● **Available data**
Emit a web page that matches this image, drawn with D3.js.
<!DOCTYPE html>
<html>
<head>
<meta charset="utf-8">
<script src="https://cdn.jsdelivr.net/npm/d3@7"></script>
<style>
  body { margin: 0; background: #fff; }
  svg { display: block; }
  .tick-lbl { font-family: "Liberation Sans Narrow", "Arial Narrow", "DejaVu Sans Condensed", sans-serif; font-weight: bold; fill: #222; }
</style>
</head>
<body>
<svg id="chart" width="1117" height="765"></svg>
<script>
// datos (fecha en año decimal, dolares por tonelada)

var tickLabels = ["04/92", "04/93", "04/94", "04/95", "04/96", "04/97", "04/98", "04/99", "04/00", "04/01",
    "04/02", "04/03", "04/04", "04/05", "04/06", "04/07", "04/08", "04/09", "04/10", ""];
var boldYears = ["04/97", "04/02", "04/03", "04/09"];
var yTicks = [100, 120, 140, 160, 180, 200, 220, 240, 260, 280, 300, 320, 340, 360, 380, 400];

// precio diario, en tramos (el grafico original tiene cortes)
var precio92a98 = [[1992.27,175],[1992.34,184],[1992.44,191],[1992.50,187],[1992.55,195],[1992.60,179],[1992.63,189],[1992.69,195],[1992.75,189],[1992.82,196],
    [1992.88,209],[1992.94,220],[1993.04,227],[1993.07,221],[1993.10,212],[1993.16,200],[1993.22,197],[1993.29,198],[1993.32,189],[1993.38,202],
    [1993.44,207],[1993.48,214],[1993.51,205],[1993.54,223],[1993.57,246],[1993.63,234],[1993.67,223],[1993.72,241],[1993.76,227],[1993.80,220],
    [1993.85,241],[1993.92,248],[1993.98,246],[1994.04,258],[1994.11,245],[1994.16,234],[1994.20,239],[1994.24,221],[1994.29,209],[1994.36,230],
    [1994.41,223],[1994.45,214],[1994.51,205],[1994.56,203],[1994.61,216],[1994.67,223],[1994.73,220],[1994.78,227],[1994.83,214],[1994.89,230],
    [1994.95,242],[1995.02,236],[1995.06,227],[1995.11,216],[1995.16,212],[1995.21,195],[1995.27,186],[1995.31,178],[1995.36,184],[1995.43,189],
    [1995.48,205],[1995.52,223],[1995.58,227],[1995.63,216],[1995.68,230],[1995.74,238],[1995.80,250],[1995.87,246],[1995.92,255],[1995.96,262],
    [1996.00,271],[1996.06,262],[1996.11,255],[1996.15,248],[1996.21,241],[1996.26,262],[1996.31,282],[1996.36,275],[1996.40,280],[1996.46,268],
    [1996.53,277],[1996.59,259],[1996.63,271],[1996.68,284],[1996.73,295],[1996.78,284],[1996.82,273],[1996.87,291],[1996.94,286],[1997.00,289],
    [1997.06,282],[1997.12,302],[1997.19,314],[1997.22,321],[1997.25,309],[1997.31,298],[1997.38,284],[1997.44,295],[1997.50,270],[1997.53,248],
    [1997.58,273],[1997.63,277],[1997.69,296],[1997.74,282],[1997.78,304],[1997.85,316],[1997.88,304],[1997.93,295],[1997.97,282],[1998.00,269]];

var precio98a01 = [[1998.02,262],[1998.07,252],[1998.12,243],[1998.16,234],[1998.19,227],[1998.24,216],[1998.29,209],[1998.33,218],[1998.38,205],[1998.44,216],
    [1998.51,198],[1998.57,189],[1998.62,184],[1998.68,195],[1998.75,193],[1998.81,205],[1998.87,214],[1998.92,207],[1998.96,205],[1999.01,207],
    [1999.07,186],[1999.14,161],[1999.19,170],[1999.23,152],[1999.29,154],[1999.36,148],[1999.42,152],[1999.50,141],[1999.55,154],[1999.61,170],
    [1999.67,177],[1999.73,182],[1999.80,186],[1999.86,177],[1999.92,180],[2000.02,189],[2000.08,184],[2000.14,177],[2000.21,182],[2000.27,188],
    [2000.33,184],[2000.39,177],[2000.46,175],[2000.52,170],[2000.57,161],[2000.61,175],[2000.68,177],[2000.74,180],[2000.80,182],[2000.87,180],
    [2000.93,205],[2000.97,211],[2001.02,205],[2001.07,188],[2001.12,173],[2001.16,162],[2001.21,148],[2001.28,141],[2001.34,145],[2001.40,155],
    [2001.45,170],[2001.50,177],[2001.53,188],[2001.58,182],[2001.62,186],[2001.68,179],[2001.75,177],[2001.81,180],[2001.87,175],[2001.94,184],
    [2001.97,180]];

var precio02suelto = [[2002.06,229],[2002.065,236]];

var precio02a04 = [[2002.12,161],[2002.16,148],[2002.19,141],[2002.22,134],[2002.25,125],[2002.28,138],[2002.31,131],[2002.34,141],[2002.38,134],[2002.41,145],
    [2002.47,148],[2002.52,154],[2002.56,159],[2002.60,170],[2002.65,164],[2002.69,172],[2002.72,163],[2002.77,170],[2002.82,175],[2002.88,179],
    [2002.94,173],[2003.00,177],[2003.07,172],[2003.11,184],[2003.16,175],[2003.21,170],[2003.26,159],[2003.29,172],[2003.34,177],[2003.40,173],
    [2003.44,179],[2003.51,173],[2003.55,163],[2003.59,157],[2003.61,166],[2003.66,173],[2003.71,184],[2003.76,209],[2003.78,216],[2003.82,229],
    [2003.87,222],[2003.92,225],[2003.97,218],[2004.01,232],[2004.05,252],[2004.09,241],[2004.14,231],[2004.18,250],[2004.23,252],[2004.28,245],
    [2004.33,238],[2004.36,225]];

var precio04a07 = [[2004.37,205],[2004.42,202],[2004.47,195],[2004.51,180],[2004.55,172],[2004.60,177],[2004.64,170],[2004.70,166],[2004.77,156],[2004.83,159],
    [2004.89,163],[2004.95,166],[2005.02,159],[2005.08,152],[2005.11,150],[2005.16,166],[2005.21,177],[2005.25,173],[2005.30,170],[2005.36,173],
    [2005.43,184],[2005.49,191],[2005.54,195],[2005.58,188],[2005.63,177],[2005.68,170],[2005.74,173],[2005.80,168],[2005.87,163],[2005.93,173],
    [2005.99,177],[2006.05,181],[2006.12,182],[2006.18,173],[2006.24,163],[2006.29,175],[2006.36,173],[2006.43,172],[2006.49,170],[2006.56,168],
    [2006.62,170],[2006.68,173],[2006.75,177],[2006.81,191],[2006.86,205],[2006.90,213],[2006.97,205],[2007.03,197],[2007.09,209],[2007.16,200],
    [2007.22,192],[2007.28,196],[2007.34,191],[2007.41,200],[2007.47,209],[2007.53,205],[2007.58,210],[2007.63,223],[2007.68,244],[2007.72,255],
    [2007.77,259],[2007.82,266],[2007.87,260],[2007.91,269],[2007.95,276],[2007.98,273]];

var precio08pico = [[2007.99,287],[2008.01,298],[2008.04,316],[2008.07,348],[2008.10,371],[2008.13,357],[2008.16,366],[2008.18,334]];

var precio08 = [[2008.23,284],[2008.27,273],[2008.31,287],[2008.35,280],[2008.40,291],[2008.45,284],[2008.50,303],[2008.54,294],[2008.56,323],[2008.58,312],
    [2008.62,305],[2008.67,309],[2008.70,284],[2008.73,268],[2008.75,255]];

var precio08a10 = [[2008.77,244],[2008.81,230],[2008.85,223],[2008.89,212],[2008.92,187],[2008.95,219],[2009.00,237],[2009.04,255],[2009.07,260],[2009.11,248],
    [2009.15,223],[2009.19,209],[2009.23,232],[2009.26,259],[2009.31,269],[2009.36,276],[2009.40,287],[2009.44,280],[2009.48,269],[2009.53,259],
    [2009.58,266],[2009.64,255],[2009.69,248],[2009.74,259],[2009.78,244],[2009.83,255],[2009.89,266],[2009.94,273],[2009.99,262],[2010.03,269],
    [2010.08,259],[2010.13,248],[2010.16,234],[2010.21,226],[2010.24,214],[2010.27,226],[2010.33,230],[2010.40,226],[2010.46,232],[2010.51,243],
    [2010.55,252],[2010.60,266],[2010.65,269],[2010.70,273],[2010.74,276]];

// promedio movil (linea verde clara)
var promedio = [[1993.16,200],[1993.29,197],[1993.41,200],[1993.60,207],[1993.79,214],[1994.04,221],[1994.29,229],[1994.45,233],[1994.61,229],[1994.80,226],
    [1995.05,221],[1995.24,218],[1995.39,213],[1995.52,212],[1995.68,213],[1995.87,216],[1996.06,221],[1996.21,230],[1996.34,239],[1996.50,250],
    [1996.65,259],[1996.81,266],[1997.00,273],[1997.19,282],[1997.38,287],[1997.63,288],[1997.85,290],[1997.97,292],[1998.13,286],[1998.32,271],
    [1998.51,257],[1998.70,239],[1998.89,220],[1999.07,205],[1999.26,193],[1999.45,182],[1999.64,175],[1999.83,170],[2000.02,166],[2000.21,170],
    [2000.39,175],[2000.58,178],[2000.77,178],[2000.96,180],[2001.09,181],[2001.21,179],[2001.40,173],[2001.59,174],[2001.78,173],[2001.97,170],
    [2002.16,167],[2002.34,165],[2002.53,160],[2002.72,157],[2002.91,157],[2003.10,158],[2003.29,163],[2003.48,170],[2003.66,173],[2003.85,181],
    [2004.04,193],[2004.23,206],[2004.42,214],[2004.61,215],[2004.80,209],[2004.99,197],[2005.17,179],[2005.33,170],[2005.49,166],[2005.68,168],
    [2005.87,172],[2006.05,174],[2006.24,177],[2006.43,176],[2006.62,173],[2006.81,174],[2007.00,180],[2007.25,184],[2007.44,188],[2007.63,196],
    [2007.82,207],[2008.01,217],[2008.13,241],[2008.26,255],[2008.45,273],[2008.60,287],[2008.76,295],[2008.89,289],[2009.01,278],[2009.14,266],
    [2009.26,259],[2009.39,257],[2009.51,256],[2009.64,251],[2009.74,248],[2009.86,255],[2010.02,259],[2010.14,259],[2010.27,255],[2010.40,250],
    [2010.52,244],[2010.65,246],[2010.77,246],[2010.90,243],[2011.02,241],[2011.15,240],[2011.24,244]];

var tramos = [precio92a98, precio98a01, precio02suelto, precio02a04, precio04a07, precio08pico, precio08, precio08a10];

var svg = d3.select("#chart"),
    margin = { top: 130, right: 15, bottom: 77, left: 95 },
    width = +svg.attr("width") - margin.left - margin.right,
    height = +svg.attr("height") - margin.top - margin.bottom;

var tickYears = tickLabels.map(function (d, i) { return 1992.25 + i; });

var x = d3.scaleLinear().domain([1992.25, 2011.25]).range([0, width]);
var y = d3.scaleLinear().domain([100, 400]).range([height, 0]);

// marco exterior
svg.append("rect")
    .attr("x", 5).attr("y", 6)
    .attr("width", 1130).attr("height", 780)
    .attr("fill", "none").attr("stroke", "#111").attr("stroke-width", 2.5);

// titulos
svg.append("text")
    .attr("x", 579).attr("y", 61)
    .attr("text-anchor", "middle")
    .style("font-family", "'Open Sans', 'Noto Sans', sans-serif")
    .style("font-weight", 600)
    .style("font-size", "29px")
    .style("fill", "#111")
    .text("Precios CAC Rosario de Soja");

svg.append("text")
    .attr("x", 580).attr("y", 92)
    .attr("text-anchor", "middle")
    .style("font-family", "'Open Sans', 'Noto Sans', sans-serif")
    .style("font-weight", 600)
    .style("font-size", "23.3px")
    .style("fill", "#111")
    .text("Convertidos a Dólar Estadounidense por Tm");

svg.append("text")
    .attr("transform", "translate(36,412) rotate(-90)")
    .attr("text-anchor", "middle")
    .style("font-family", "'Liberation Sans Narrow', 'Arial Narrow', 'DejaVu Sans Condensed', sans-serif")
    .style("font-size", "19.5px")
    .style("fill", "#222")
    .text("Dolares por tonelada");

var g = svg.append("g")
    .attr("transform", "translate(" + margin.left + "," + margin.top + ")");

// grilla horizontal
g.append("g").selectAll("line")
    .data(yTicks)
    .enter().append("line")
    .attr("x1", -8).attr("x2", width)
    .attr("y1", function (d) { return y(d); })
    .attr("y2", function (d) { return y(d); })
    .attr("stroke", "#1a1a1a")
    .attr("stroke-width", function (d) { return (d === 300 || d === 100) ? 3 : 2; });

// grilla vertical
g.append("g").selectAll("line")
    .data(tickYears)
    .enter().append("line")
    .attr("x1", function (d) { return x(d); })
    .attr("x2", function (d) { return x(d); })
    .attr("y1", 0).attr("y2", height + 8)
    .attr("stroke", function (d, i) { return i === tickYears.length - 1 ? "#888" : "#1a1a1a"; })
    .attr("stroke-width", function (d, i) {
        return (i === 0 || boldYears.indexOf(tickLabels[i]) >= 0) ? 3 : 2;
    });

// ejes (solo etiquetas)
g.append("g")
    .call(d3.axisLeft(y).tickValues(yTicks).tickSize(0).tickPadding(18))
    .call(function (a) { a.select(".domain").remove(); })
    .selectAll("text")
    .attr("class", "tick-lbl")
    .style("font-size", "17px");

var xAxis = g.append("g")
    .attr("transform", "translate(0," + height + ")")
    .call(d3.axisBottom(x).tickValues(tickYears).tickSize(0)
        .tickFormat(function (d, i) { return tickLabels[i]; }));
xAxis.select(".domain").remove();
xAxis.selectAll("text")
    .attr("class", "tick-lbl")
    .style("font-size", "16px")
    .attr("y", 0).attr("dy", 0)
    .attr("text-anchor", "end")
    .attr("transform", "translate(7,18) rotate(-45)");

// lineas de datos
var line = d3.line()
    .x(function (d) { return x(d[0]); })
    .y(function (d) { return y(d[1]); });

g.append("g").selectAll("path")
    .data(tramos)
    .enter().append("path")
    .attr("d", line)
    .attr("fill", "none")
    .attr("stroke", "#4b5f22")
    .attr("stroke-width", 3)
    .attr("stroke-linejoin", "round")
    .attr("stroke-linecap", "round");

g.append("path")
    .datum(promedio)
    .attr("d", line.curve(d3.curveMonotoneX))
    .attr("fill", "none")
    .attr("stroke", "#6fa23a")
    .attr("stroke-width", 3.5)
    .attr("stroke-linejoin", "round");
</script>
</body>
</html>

--

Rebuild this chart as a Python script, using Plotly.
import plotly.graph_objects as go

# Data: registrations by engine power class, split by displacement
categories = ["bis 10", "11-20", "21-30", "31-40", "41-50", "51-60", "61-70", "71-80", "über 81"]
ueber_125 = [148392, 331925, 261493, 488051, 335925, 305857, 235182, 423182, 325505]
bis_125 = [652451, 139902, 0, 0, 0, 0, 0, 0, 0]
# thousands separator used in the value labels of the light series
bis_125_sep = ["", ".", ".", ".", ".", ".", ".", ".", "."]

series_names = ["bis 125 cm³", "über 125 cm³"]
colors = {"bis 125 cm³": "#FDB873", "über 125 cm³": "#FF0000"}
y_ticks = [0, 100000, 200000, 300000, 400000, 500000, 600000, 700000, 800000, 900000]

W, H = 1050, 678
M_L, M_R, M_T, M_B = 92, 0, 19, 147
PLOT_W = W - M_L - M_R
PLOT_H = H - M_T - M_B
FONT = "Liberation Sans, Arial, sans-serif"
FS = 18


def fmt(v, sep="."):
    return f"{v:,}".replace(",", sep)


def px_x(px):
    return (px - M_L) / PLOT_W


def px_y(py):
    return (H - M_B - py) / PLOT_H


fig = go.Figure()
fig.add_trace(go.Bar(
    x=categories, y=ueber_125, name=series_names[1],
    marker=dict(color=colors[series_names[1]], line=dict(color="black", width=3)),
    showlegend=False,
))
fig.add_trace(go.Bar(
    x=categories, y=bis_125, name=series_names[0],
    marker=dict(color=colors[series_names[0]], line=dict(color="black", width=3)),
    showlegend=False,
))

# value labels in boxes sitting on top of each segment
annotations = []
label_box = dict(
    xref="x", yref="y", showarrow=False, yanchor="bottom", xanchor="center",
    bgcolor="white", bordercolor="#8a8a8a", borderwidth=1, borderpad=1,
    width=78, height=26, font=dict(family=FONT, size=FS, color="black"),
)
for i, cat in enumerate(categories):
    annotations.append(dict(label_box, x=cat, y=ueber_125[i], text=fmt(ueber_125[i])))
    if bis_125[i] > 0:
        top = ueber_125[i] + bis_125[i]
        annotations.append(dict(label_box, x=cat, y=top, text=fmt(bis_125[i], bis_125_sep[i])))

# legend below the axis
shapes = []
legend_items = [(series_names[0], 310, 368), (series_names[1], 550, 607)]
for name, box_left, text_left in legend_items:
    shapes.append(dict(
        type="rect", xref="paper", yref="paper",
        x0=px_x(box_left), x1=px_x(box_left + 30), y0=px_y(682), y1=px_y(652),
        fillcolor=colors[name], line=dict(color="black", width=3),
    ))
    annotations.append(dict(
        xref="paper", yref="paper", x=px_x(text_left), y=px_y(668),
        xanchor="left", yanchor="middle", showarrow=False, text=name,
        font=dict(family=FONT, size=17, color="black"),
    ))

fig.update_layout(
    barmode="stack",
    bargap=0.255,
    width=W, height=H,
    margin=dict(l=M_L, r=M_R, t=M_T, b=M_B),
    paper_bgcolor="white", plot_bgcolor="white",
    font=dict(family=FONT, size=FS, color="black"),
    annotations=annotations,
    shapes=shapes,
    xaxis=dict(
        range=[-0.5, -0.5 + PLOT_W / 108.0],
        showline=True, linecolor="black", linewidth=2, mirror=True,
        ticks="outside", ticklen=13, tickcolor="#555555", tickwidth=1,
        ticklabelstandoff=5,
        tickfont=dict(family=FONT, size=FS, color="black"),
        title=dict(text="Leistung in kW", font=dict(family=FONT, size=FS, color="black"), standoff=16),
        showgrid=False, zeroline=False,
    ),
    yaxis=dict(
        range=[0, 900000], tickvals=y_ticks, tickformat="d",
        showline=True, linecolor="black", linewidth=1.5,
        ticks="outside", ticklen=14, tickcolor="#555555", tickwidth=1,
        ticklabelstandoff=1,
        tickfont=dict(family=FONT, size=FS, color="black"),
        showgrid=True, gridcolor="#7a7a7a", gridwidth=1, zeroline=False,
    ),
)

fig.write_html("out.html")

● **Your task**
Only the lines from the one containing "Emit a web page" through the one containing "dolares por tonelada)" are to be retyped, both boundary lines included, with no other material.

● **Solution to this task**
Emit a web page that matches this image, drawn with D3.js.
<!DOCTYPE html>
<html>
<head>
<meta charset="utf-8">
<script src="https://cdn.jsdelivr.net/npm/d3@7"></script>
<style>
  body { margin: 0; background: #fff; }
  svg { display: block; }
  .tick-lbl { font-family: "Liberation Sans Narrow", "Arial Narrow", "DejaVu Sans Condensed", sans-serif; font-weight: bold; fill: #222; }
</style>
</head>
<body>
<svg id="chart" width="1117" height="765"></svg>
<script>
// datos (fecha en año decimal, dolares por tonelada)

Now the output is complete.